**EXERCISE AIM**.
Word for word, copy all the data and drop the pictures.

**DATA SECTION**.
## BEGIN
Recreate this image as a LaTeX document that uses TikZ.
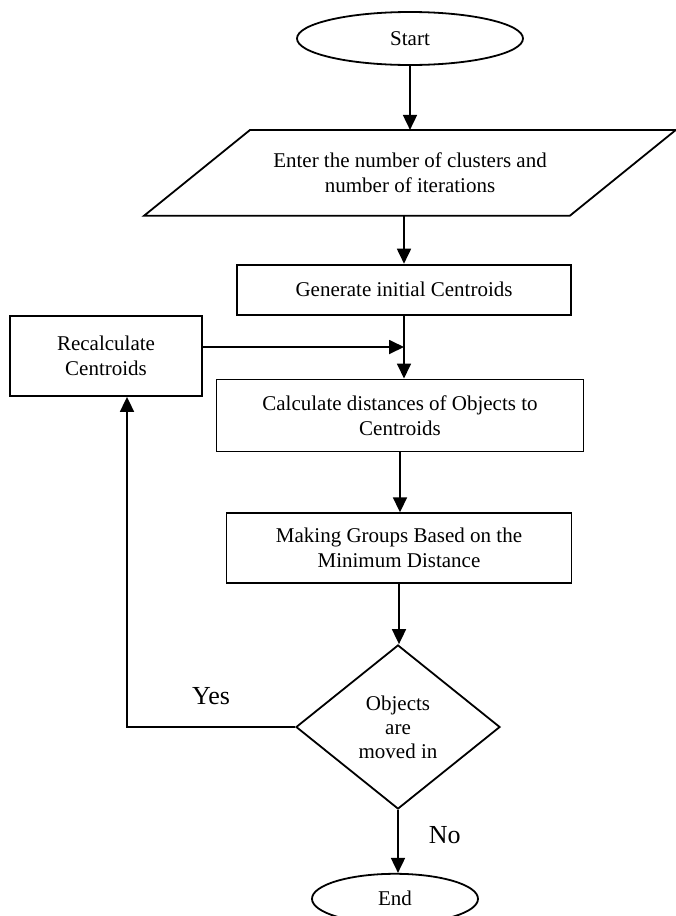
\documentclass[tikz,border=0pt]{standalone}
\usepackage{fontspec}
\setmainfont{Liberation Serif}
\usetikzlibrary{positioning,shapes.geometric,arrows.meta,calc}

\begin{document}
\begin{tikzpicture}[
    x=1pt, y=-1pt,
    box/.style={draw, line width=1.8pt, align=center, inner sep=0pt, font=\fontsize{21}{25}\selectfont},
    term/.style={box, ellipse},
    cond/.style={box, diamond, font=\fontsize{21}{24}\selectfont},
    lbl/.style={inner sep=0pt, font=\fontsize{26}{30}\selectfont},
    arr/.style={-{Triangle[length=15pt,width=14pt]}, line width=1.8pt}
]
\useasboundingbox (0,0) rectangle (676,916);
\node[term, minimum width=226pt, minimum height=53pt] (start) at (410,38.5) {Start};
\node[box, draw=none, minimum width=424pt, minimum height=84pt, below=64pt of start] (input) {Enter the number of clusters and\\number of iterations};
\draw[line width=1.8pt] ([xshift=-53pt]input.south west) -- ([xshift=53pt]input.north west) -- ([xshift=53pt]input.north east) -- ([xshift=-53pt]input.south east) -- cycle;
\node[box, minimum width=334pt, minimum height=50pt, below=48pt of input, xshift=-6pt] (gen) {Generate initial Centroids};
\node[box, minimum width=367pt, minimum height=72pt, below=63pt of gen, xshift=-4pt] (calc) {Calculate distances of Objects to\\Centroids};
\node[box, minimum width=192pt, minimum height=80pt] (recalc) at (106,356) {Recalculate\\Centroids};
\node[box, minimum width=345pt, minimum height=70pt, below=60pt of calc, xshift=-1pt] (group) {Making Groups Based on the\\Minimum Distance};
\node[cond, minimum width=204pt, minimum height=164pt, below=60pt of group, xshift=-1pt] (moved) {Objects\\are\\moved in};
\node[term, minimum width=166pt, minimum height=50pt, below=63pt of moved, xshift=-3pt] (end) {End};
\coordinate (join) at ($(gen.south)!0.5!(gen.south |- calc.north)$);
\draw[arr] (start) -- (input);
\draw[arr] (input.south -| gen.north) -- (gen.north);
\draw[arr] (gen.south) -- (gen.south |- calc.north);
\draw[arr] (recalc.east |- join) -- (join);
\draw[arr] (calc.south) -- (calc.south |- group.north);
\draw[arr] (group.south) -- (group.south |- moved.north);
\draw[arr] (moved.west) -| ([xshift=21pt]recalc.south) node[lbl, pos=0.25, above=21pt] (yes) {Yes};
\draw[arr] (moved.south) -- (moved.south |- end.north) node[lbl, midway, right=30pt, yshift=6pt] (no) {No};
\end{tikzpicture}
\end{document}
## END
**EXPECTED ANSWER**.
Recreate this image as a LaTeX document that uses TikZ.
\documentclass[tikz,border=0pt]{standalone}
\usepackage{fontspec}
\setmainfont{Liberation Serif}
\usetikzlibrary{positioning,shapes.geometric,arrows.meta,calc}

\begin{document}
\begin{tikzpicture}[
    x=1pt, y=-1pt,
    box/.style={draw, line width=1.8pt, align=center, inner sep=0pt, font=\fontsize{21}{25}\selectfont},
    term/.style={box, ellipse},
    cond/.style={box, diamond, font=\fontsize{21}{24}\selectfont},
    lbl/.style={inner sep=0pt, font=\fontsize{26}{30}\selectfont},
    arr/.style={-{Triangle[length=15pt,width=14pt]}, line width=1.8pt}
]
\useasboundingbox (0,0) rectangle (676,916);
\node[term, minimum width=226pt, minimum height=53pt] (start) at (410,38.5) {Start};
\node[box, draw=none, minimum width=424pt, minimum height=84pt, below=64pt of start] (input) {Enter the number of clusters and\\number of iterations};
\draw[line width=1.8pt] ([xshift=-53pt]input.south west) -- ([xshift=53pt]input.north west) -- ([xshift=53pt]input.north east) -- ([xshift=-53pt]input.south east) -- cycle;
\node[box, minimum width=334pt, minimum height=50pt, below=48pt of input, xshift=-6pt] (gen) {Generate initial Centroids};
\node[box, minimum width=367pt, minimum height=72pt, below=63pt of gen, xshift=-4pt] (calc) {Calculate distances of Objects to\\Centroids};
\node[box, minimum width=192pt, minimum height=80pt] (recalc) at (106,356) {Recalculate\\Centroids};
\node[box, minimum width=345pt, minimum height=70pt, below=60pt of calc, xshift=-1pt] (group) {Making Groups Based on the\\Minimum Distance};
\node[cond, minimum width=204pt, minimum height=164pt, below=60pt of group, xshift=-1pt] (moved) {Objects\\are\\moved in};
\node[term, minimum width=166pt, minimum height=50pt, below=63pt of moved, xshift=-3pt] (end) {End};
\coordinate (join) at ($(gen.south)!0.5!(gen.south |- calc.north)$);
\draw[arr] (start) -- (input);
\draw[arr] (input.south -| gen.north) -- (gen.north);
\draw[arr] (gen.south) -- (gen.south |- calc.north);
\draw[arr] (recalc.east |- join) -- (join);
\draw[arr] (calc.south) -- (calc.south |- group.north);
\draw[arr] (group.south) -- (group.south |- moved.north);
\draw[arr] (moved.west) -| ([xshift=21pt]recalc.south) node[lbl, pos=0.25, above=21pt] (yes) {Yes};
\draw[arr] (moved.south) -- (moved.south |- end.north) node[lbl, midway, right=30pt, yshift=6pt] (no) {No};
\end{tikzpicture}
\end{document}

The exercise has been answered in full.